In the mean time I’ll likely be making a lot of meals that lend to my collection of bones as well as shells of shrimp and other seafood. In the Appetites book, there is a recipe for shrimp bisque that I really want to try. Guess what? I need to make a shellfish stock for it. Since I am kind of chicken’d out right now, I focused this week on collecting shells for a shellfish stock and made a couple of shrimp recipes. A couple of times I just sautéed some shrimp with olive oil and a lemon pepper mix that I bought. Unbelievably fast, easy, and very tasty. My other meal this week was Shrimp in Thai Coconut Sauce.
This recipe was pretty quick overall.
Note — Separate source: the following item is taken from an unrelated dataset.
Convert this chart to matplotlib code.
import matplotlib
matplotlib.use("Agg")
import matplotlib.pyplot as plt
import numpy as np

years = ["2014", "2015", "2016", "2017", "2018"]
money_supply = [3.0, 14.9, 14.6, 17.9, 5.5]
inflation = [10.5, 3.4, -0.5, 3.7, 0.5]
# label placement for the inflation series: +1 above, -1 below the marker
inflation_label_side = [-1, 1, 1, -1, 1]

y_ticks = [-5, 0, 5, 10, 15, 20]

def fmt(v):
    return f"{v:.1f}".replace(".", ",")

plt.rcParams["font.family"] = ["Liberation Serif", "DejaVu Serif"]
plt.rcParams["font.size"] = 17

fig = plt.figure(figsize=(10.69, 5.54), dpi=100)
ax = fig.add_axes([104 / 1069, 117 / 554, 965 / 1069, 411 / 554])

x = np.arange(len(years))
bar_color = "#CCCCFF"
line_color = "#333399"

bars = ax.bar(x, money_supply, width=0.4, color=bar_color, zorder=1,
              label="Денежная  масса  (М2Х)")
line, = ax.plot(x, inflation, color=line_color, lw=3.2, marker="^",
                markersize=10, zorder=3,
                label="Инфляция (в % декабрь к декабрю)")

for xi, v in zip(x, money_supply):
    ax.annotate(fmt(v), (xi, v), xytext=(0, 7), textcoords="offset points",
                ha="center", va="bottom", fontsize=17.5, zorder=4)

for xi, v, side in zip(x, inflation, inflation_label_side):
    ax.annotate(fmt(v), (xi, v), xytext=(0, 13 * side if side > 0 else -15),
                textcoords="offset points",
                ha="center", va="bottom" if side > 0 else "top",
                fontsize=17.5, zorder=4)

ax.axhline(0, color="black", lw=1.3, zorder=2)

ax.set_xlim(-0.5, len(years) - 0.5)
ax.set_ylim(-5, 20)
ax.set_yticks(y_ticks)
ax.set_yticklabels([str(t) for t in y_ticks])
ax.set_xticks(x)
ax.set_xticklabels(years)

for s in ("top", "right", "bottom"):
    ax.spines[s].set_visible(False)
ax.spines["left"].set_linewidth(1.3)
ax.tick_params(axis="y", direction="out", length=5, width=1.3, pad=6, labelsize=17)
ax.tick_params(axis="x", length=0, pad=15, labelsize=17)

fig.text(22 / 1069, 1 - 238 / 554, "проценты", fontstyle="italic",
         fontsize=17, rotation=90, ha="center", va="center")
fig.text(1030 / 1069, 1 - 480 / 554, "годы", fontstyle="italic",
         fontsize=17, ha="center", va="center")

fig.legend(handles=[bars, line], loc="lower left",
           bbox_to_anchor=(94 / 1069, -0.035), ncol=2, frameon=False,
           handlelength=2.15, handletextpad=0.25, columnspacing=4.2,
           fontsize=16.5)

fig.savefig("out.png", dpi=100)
Not a lot of prep time, cooking time isn’t bad either. Total (because I still don’t prep very well) it took me about an hour, but I wasn’t entirely focused either. This dish is fun because it has colorful ingredients, and I was really happy with how the flavor turned out. Basically there are 5 steps:
1. Sautee peppers and onions
2. Sautee shrimp
3. Make sauce
4. Reduce sauce with peppers and onions
5. Stir in shrimp with basil and cilantro
I served this over rice noodles. Because I love rice noodles.
**Very important side note** if you do try this recipe you are going to be overwhelmed with worry in step 4. The sauce in this recipe uses fish sauce as one of its ingredients. Obviously fish sauce doesn’t smell the best, but when you mix it in with the coconut milk, lime, peanut butter, etc. it doesn’t seem too bad. When you pour the sauce in and bring it to a boil, it is going to make your entire kitchen and possibly apartment or house SMELL LIKE HOT GARBAGE. Do not be alarmed!! Believe me it is going to smell awful for about 5 minutes, but then as you continue to simmer, the sauce you will basically cook off some of that smell, and the end result is really great. It doesn’t smell or taste like fish, I promise you.
Anyway, you can pretty much guarantee that I will be eating a lot of chicken and shrimp for a while so that I can build up my stock collection and possibly even make some demi glaze. When it is time to bust out the big guns and actually make something that one of these stocks goes into, I will let you know. Hopefully when I finally do make one of the recipes I don’t screw it up. That would be a bummer.